Кроме Дейзи и Евы, было еще три девушки их возраста: близнецы Вестхэмптоны и Мэй Мюррей, дочь генерала. Балы продолжались всю ночь, так что спали все потом до полудня, но до вечера гости скучали. Пять девушек слонялись по саду или гуляли в лесу. И сейчас, покачиваясь в своем гамаке, Дейзи спросила:
– А что же можно, когда вы уже помолвлены?
– Можно тереть эту его штуку, – сказала Линди.
– Пока оттуда не польется, – сказала ее сестра.
– Фу, какая гадость! – сказала Мэй Мюррей, не такая сумасбродка, как близнецы.
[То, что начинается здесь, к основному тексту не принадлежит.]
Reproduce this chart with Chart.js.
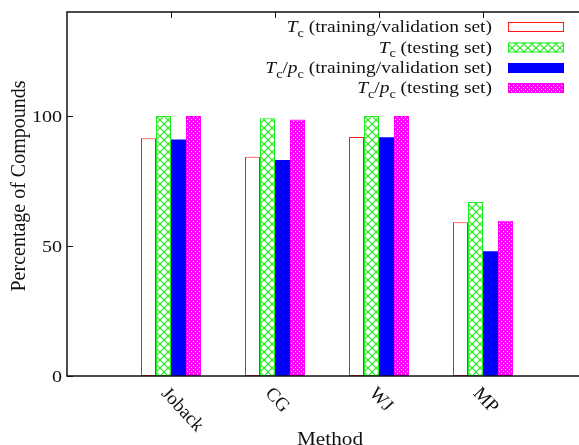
<!DOCTYPE html>
<html>
<head>
<meta charset="utf-8">
<script src="https://cdn.jsdelivr.net/npm/chart.js@4/dist/chart.umd.min.js"></script>
<style>
  html, body { margin: 0; padding: 0; background: #fff; overflow: hidden; }
  #wrap { position: relative; width: 600px; height: 445px; }
  .warm { position: absolute; left: -999px; font-family: "Liberation Serif"; }
</style>
</head>
<body>
<span class="warm">Tc <i>Tp</i></span>
<div id="wrap"><canvas id="chart"></canvas></div>
<script>
// Share of compounds per estimation method
const methods = ["Joback", "CG", "WJ", "MP"];
const tcTrain = [91.4, 84.3, 91.9, 59.1];
const tcTest = [100, 99.1, 100, 66.9];
const tcpcTrain = [91.0, 83.1, 91.8, 48.0];
const tcpcTest = [100, 98.7, 100, 59.7];
const yTicks = [0, 50, 100];

const FONT = '"Liberation Serif", "Times New Roman", serif';
const INK = "#111";
const SX = 1.18; // horizontal stretch applied to text

// empty slots either side so the frame spans one category past each end
const padded = (arr) => [null, ...arr, null];
const labels = ["", ...methods, ""];

function crossPattern(color) {
  const c = document.createElement("canvas");
  c.width = 8; c.height = 8;
  const g = c.getContext("2d");
  g.fillStyle = "#fff";
  g.fillRect(0, 0, 8, 8);
  g.strokeStyle = color;
  g.lineWidth = 1.2;
  g.beginPath();
  g.moveTo(0, 0); g.lineTo(8, 8);
  g.moveTo(8, 0); g.lineTo(0, 8);
  g.stroke();
  return g.createPattern(c, "repeat");
}

function dotPattern(color) {
  const c = document.createElement("canvas");
  c.width = 4; c.height = 4;
  const g = c.getContext("2d");
  g.fillStyle = color;
  g.fillRect(0, 0, 4, 4);
  g.fillStyle = "#fff";
  g.fillRect(1, 1, 1, 1);
  g.fillRect(3, 3, 1, 1);
  return g.createPattern(c, "repeat");
}

const RED = "#ff1a1a";
const GREEN = "#1eee1e";
const BLUE = "#0000ff";
const MAGENTA = "#ff00ff";
const greenFill = crossPattern(GREEN);
const magentaFill = dotPattern(MAGENTA);

// legend entries: runs of text, italic / subscript pieces
const legendItems = [
  { runs: [["T", "i"], ["c", "s"], [" (training/validation set)", ""]], fill: "#fff", stroke: RED },
  { runs: [["T", "i"], ["c", "s"], [" (testing set)", ""]], fill: greenFill, stroke: GREEN },
  { runs: [["T", "i"], ["c", "s"], ["/", ""], ["p", "i"], ["c", "s"], [" (training/validation set)", ""]], fill: BLUE, stroke: BLUE },
  { runs: [["T", "i"], ["c", "s"], ["/", ""], ["p", "i"], ["c", "s"], [" (testing set)", ""]], fill: magentaFill, stroke: MAGENTA }
];

function runFont(kind, size) {
  if (kind === "s") return `${Math.round(size * 0.72)}px ${FONT}`;
  if (kind === "i") return `italic ${size}px ${FONT}`;
  return `${size}px ${FONT}`;
}

/** Draws runs of text with a horizontal stretch, right- or left-aligned at x. */
function drawRuns(ctx, runs, x, y, size, align) {
  let w = 0;
  runs.forEach(([t, k]) => {
    ctx.font = runFont(k, size);
    w += ctx.measureText(t).width;
  });
  const start = align === "right" ? x - w * SX : align === "center" ? x - (w * SX) / 2 : x;
  ctx.save();
  ctx.translate(start, y);
  ctx.scale(SX, 1);
  ctx.textAlign = "left";
  ctx.textBaseline = "alphabetic";
  ctx.fillStyle = INK;
  let cx = 0;
  runs.forEach(([t, k]) => {
    ctx.font = runFont(k, size);
    ctx.fillText(t, cx, k === "s" ? size * 0.3 : 0);
    cx += ctx.measureText(t).width;
  });
  ctx.restore();
}

const framePlugin = {
  id: "frame",
  afterDatasetsDraw(chart) {
    const { ctx, chartArea: a, scales } = chart;
    ctx.save();
    ctx.strokeStyle = INK;
    ctx.lineWidth = 1.5;
    ctx.strokeRect(a.left, a.top, a.right - a.left, a.bottom - a.top);

    ctx.lineWidth = 1;
    ctx.beginPath();
    methods.forEach((_, i) => {
      const px = Math.round(scales.x.getPixelForValue(i + 1)) + 0.5;
      ctx.moveTo(px, a.top); ctx.lineTo(px, a.top + 6);
    });
    yTicks.forEach((v) => {
      const py = Math.round(scales.y.getPixelForValue(v)) + 0.5;
      ctx.moveTo(a.left, py); ctx.lineTo(a.left + 6, py);
      ctx.moveTo(a.right, py); ctx.lineTo(a.right - 6, py);
    });
    ctx.stroke();
    ctx.restore();
  },
  afterDraw(chart) {
    const { ctx, chartArea: a, scales } = chart;

    // y tick labels
    yTicks.forEach((v) => {
      const py = scales.y.getPixelForValue(v);
      drawRuns(ctx, [[String(v), ""]], a.left - 5, py + 6, 17, "right");
    });

    // x tick labels, slanted down to the right
    ctx.save();
    ctx.fillStyle = INK;
    ctx.font = `19px ${FONT}`;
    ctx.textAlign = "left";
    ctx.textBaseline = "top";
    methods.forEach((m, i) => {
      const px = scales.x.getPixelForValue(i + 1);
      ctx.save();
      ctx.translate(px, a.bottom + 8);
      ctx.rotate((47 * Math.PI) / 180);
      ctx.fillText(m, 0, 0);
      ctx.restore();
    });
    ctx.restore();

    // axis titles
    drawRuns(ctx, [["Method", ""]], 330, 445, 18, "center");
    ctx.save();
    ctx.fillStyle = INK;
    ctx.font = `20px ${FONT}`;
    ctx.textAlign = "center";
    ctx.textBaseline = "alphabetic";
    ctx.translate(25, 186);
    ctx.rotate(-Math.PI / 2);
    ctx.fillText("Percentage of Compounds", 0, 0);
    ctx.restore();

    // key in the upper right
    const centers = [27, 47.5, 68, 88];
    legendItems.forEach((item, i) => {
      const cy = centers[i];
      drawRuns(ctx, item.runs, 492, cy + 5, 16.5, "right");
      ctx.save();
      ctx.fillStyle = item.fill;
      ctx.fillRect(508, cy - 5, 56, 10);
      ctx.strokeStyle = item.stroke;
      ctx.lineWidth = 1;
      ctx.strokeRect(508.5, cy - 4.5, 55, 9);
      ctx.restore();
    });
  }
};

function drawChart() {
  new Chart(document.getElementById("chart"), {
    type: "bar",
    data: {
      labels: labels,
      datasets: [
        { label: "Tc (training/validation set)", data: padded(tcTrain), backgroundColor: "#fff", borderColor: RED, borderWidth: 1, borderSkipped: false },
        { label: "Tc (testing set)", data: padded(tcTest), backgroundColor: greenFill, borderColor: GREEN, borderWidth: 1, borderSkipped: false },
        { label: "Tc/pc (training/validation set)", data: padded(tcpcTrain), backgroundColor: BLUE, borderColor: BLUE, borderWidth: 0 },
        { label: "Tc/pc (testing set)", data: padded(tcpcTest), backgroundColor: magentaFill, borderColor: MAGENTA, borderWidth: 1, borderSkipped: false }
      ]
    },
    options: {
      responsive: true,
      maintainAspectRatio: false,
      animation: false,
      layout: { padding: { top: 12, right: 13, left: 0, bottom: 0 } },
      datasets: { bar: { barPercentage: 1, categoryPercentage: 60 / 104, inflateAmount: 0 } },
      plugins: {
        legend: { display: false },
        tooltip: { enabled: false }
      },
      scales: {
        x: {
          offset: false,
          grid: { display: false },
          border: { display: false },
          ticks: { display: false },
          afterFit: (s) => { s.height = 69; }
        },
        y: {
          min: 0,
          max: 140,
          grid: { display: false },
          border: { display: false },
          ticks: { display: false, stepSize: 50 },
          afterFit: (s) => { s.width = 67; }
        }
      }
    },
    plugins: [framePlugin]
  });
}

Promise.all([
  document.fonts.load('16px "Liberation Serif"'),
  document.fonts.load('italic 16px "Liberation Serif"')
]).then(drawChart, drawChart);
</script>
</body>
</html>
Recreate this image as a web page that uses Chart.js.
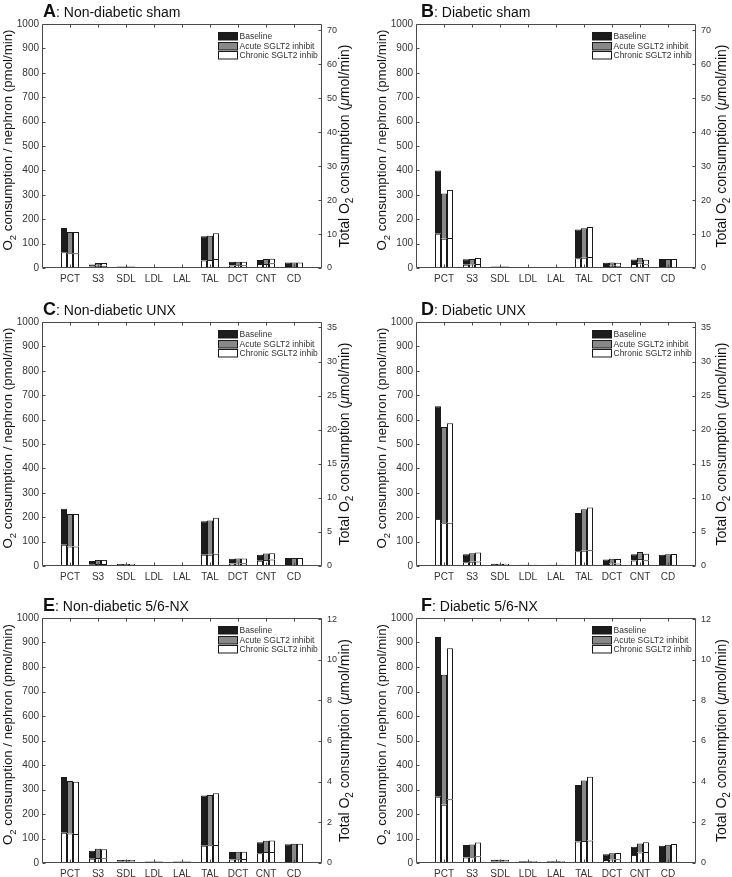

Но это их только раззадорило.
– А еще можно пососать, – сказала Линди. – Это им больше всего нравится.
– Перестаньте! – возмутилась Мэй. – Вы все просто выдумываете.
Они замолчали, считая, что подразнили Мэй достаточно.
– Мне скучно, – сказала Линди. – Чем бы нам заняться?
В Дейзи вселился озорной чертенок, и она сказала:
– А давайте спустимся на обед в мужской одежде!
Тут же она пожалела о своих словах. После подобной выходки лондонское общество могло оказаться закрытым для нее уже в самом начале пути.
Евино немецкое чувство приличия было оскорблено.
– Дейзи, не может быть, чтобы ты говорила серьезно!
– Да нет, – сказала она, – глупая мысль.
У близнецов были прямые светлые волосы, как у матери, а не отцовские темные кудри, но тягу к озорству они унаследовали от него, и обеим эта идея пришлась по душе.
– Вечером все будут во фраках, так что смокинги можно будет стянуть.
– Точно! Сделаем это, пока они будут пить чай.
Дейзи поняла, что поздно идти на попятную.
– Но мы же не можем так пойти на бал! – сказала Мэй Мюррей. После обеда все собирались на бал в Тринити.
– Перед балом мы снова переоденемся, – сказала Лиззи.
Мэй была робким существом, – наверное, ее запугал отец-военный, – и всегда соглашалась с решениями других девочек. Ева оказалась единственной не согласной, так что ее мнение проигнорировали и занялись приведением плана в исполнение.
Когда пришло время переодеваться к обеду, служанка внесла в спальню, которую Дейзи делила с Евой, два вечерних костюма. Служанку звали Руби. Накануне у нее был совершенно несчастный вид – болели зубы, – и Дейзи дала ей денег, чтобы та сходила к врачу. Зуб удалили, и сейчас у Руби глаза оживленно блестели, зубная боль была забыта.
– Вот, дамы, ваши костюмы! – сказала она. – Вам, мисс Пешкова, костюм сэра Бартоломью, он достаточно мал, а для мисс Ротман – костюм мистера Эндрю Фицгерберта.